Всё развитие спектакля – это путь от отсутствия изображения, от ускользающей визуальности (первые сцены происходят в молочно-белом пространстве, залитом светом, за полупрозрачным суперзанавесом) ко всё больше появляющимся изображениям, к грязной реальности. Сначала в это пространство эфемерного врывается змея, выросшая из посоха Моисея, – у Кастеллуччи змея выражается в форме угрожающего аппарата вытянутой формы, похожего на ответвление космической станции: в нём мигают красные и зелёные лампы, а его части медленно вращаются; этакое появление Другого через технику.
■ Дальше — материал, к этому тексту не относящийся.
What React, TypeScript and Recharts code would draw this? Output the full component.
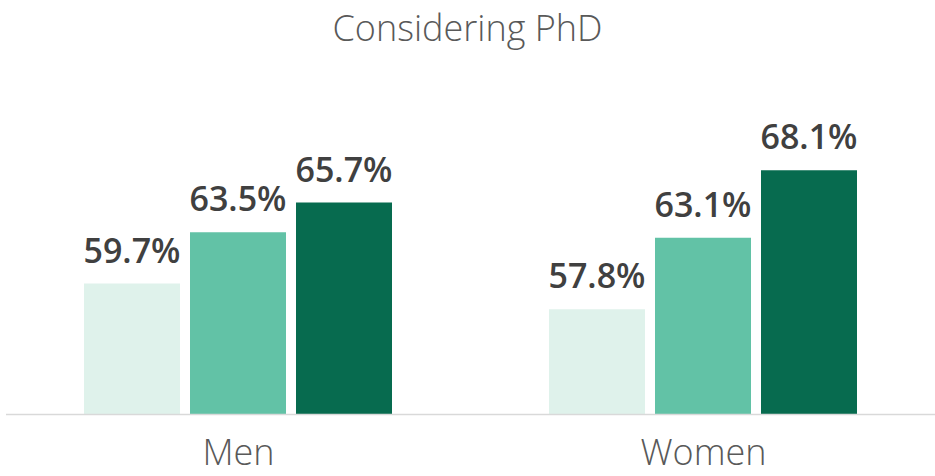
import { Bar, BarChart, LabelList, XAxis, YAxis } from "recharts";

const groups = ["Men", "Women"];
const lowValues = [59.7, 57.8];
const midValues = [63.5, 63.1];
const highValues = [65.7, 68.1];

const colors = ["#dff2eb", "#62c2a6", "#076b4f"];

const chartData = groups.map((group, i) => ({
  group,
  low: lowValues[i],
  mid: midValues[i],
  high: highValues[i],
}));

const fontFamily = "'Open Sans', 'Segoe UI', sans-serif";

export default function App() {
  const labelStyle = {
    fill: "#404040",
    fontSize: 34,
    fontWeight: 600,
    fontFamily,
  };

  return (
    <div style={{ position: "absolute", left: 0, top: 0, width: 935, height: 476, background: "#fff" }}>
      <div
        style={{
          position: "absolute",
          top: 3,
          left: 0,
          width: 935,
          textAlign: "center",
          fontFamily,
          fontWeight: 300,
          fontSize: 36,
          color: "#595959",
          zIndex: 1,
        }}
      >
        Considering PhD
      </div>
      <BarChart
        width={935}
        height={476}
        data={chartData}
        margin={{ top: 144.5, right: -1, bottom: 0, left: 6 }}
        barCategoryGap={78}
        barGap={10}
      >
        <XAxis
          dataKey="group"
          height={61.5}
          tickLine={false}
          axisLine={{ stroke: "#d9d9d9", strokeWidth: 1.5 }}
          tickMargin={19}
          tick={{ fill: "#595959", fontSize: 36, fontFamily, fontWeight: 300 }}
        />
        <YAxis hide domain={[50, 70]} />
        <Bar dataKey="low" fill={colors[0]} isAnimationActive={false}>
          <LabelList dataKey="low" position="top" offset={21} formatter={(v: any) => `${v}%`} style={labelStyle} />
        </Bar>
        <Bar dataKey="mid" fill={colors[1]} isAnimationActive={false}>
          <LabelList dataKey="mid" position="top" offset={21} formatter={(v: any) => `${v}%`} style={labelStyle} />
        </Bar>
        <Bar dataKey="high" fill={colors[2]} isAnimationActive={false}>
          <LabelList dataKey="high" position="top" offset={21} formatter={(v: any) => `${v}%`} style={labelStyle} />
        </Bar>
      </BarChart>
    </div>
  );
}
Затем на сцене появляется живой бык в боксе из органического стекла – это совсем радикальное вторжение репрезентативной реальности в мир идей. Наконец, появляется чёрная краска, которой сначала заливают Аарона, затем надевая на него балахон из магнитной ленты, а потом на сцене обнаруживается целый бассейн с чёрной краской, проходя через который, каждый представитель израильского народа проходит крещение, оставаясь в результате абсолютно чёрным. Постепенно чёрной краской покрывается весь пол сцены целиком. Наконец, буквально вульгаризируя феномен репрезентации, Кастеллуччи под возвращение Моисея завешивает задник и боковые стены коробки сцены тканью с напечатанным изображением горы. Моисей возвращается в белоснежной одежде, но при контакте с братом оказывается в краске, как и остальные. Он падает на колени, придерживая рукой полупрозрачный суперзанавес, и на последней его фразе о том Слове, которого ему не хватает, падает, скрываясь за плёнкой.